[Start Dataset excerpt]

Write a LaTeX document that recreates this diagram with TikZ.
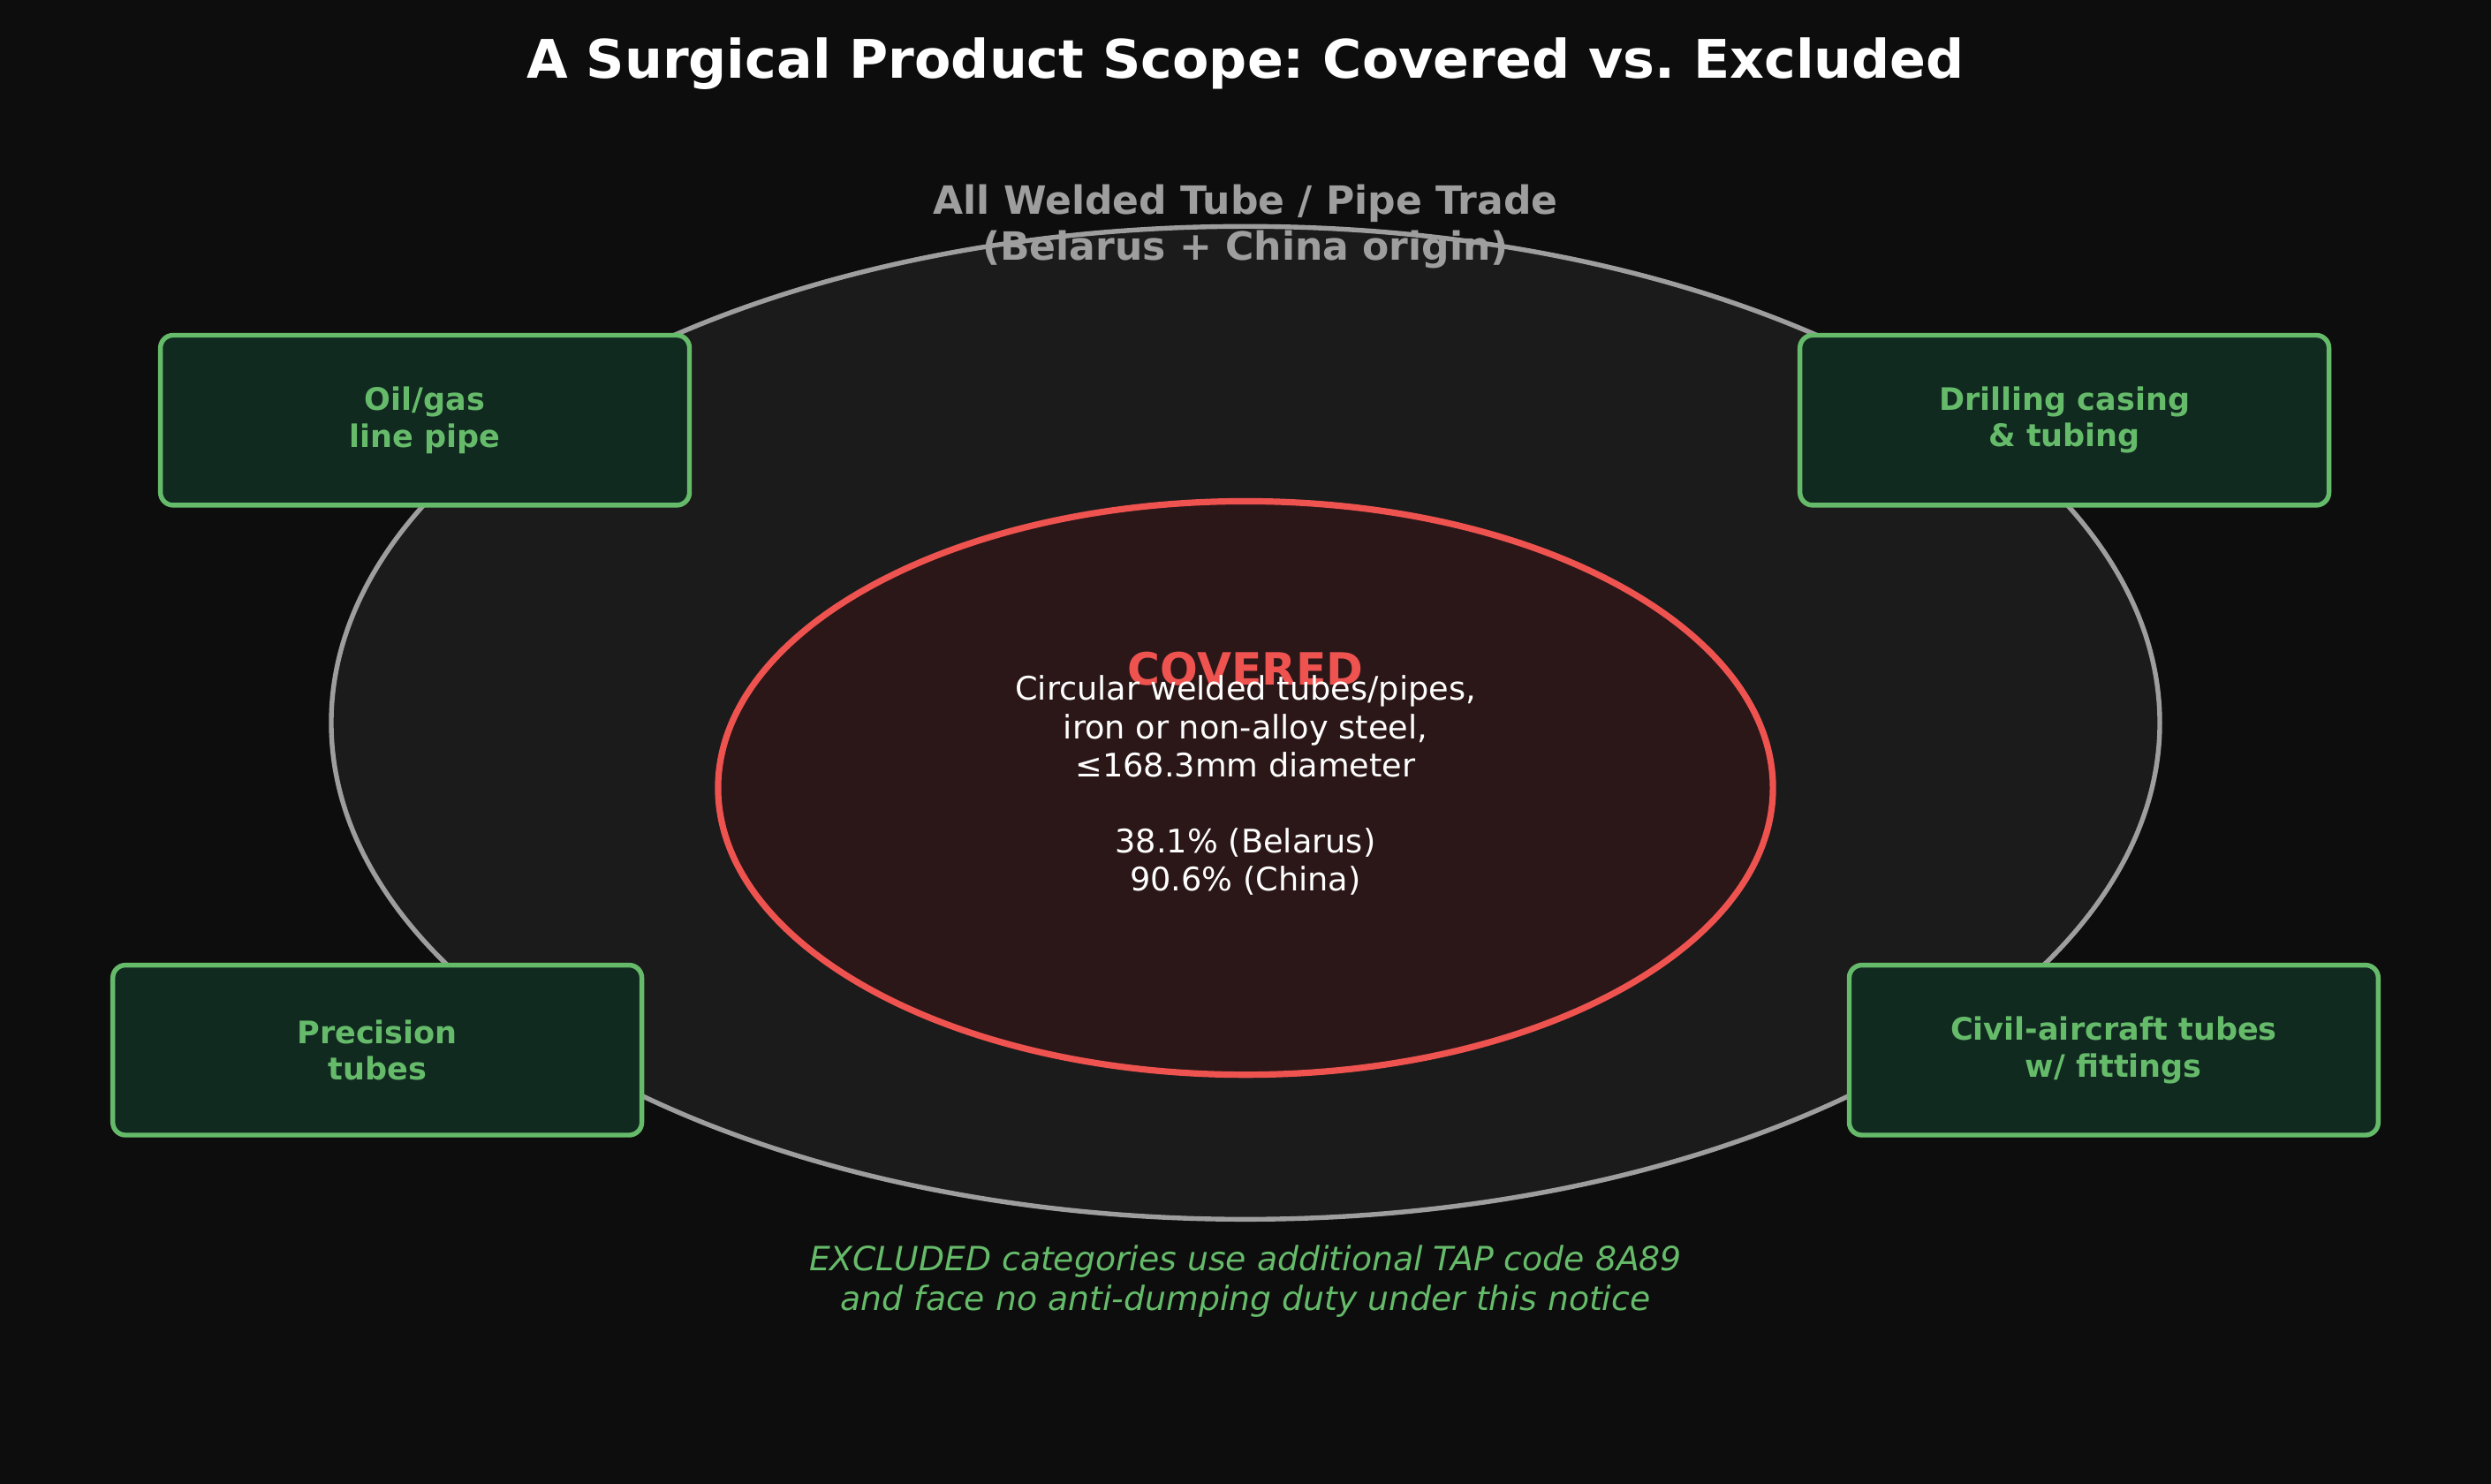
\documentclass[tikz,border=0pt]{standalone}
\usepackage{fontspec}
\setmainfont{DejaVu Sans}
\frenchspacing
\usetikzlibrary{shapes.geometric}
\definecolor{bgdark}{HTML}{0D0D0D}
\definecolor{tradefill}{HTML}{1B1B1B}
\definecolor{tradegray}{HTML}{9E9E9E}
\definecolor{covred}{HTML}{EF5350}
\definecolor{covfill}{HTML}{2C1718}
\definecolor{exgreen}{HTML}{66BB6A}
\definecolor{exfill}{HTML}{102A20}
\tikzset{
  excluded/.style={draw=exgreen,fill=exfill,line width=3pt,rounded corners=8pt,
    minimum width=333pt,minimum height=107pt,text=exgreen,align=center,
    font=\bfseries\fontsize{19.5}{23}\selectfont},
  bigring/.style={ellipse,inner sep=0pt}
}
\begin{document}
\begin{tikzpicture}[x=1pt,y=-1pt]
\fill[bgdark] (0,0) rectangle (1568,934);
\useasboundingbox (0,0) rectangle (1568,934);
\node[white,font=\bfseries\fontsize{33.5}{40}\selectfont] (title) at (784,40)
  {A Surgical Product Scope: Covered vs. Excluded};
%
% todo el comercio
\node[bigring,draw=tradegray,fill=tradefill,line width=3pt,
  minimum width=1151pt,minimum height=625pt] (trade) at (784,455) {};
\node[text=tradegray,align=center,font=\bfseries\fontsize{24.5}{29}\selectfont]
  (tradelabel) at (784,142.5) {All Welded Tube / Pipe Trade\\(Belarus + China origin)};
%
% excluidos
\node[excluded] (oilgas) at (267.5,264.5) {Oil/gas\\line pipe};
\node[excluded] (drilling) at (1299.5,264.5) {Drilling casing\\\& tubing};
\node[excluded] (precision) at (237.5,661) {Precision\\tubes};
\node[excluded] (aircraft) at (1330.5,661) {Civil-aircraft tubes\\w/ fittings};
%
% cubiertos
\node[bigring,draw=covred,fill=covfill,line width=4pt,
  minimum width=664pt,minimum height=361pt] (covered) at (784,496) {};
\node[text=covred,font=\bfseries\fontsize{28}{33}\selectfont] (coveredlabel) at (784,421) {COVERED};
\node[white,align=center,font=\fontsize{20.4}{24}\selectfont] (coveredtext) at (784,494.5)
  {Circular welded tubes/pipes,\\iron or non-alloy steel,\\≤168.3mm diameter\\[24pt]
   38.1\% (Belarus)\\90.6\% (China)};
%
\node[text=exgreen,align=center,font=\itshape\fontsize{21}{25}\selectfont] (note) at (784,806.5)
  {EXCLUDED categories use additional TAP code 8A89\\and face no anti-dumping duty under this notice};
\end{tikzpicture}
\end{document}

[End Dataset excerpt]

Return each line from the material above exactly, but not the pictures.

(Solution for this task)
Write a LaTeX document that recreates this diagram with TikZ.
\documentclass[tikz,border=0pt]{standalone}
\usepackage{fontspec}
\setmainfont{DejaVu Sans}
\frenchspacing
\usetikzlibrary{shapes.geometric}
\definecolor{bgdark}{HTML}{0D0D0D}
\definecolor{tradefill}{HTML}{1B1B1B}
\definecolor{tradegray}{HTML}{9E9E9E}
\definecolor{covred}{HTML}{EF5350}
\definecolor{covfill}{HTML}{2C1718}
\definecolor{exgreen}{HTML}{66BB6A}
\definecolor{exfill}{HTML}{102A20}
\tikzset{
  excluded/.style={draw=exgreen,fill=exfill,line width=3pt,rounded corners=8pt,
    minimum width=333pt,minimum height=107pt,text=exgreen,align=center,
    font=\bfseries\fontsize{19.5}{23}\selectfont},
  bigring/.style={ellipse,inner sep=0pt}
}
\begin{document}
\begin{tikzpicture}[x=1pt,y=-1pt]
\fill[bgdark] (0,0) rectangle (1568,934);
\useasboundingbox (0,0) rectangle (1568,934);
\node[white,font=\bfseries\fontsize{33.5}{40}\selectfont] (title) at (784,40)
  {A Surgical Product Scope: Covered vs. Excluded};
%
% todo el comercio
\node[bigring,draw=tradegray,fill=tradefill,line width=3pt,
  minimum width=1151pt,minimum height=625pt] (trade) at (784,455) {};
\node[text=tradegray,align=center,font=\bfseries\fontsize{24.5}{29}\selectfont]
  (tradelabel) at (784,142.5) {All Welded Tube / Pipe Trade\\(Belarus + China origin)};
%
% excluidos
\node[excluded] (oilgas) at (267.5,264.5) {Oil/gas\\line pipe};
\node[excluded] (drilling) at (1299.5,264.5) {Drilling casing\\\& tubing};
\node[excluded] (precision) at (237.5,661) {Precision\\tubes};
\node[excluded] (aircraft) at (1330.5,661) {Civil-aircraft tubes\\w/ fittings};
%
% cubiertos
\node[bigring,draw=covred,fill=covfill,line width=4pt,
  minimum width=664pt,minimum height=361pt] (covered) at (784,496) {};
\node[text=covred,font=\bfseries\fontsize{28}{33}\selectfont] (coveredlabel) at (784,421) {COVERED};
\node[white,align=center,font=\fontsize{20.4}{24}\selectfont] (coveredtext) at (784,494.5)
  {Circular welded tubes/pipes,\\iron or non-alloy steel,\\≤168.3mm diameter\\[24pt]
   38.1\% (Belarus)\\90.6\% (China)};
%
\node[text=exgreen,align=center,font=\itshape\fontsize{21}{25}\selectfont] (note) at (784,806.5)
  {EXCLUDED categories use additional TAP code 8A89\\and face no anti-dumping duty under this notice};
\end{tikzpicture}
\end{document}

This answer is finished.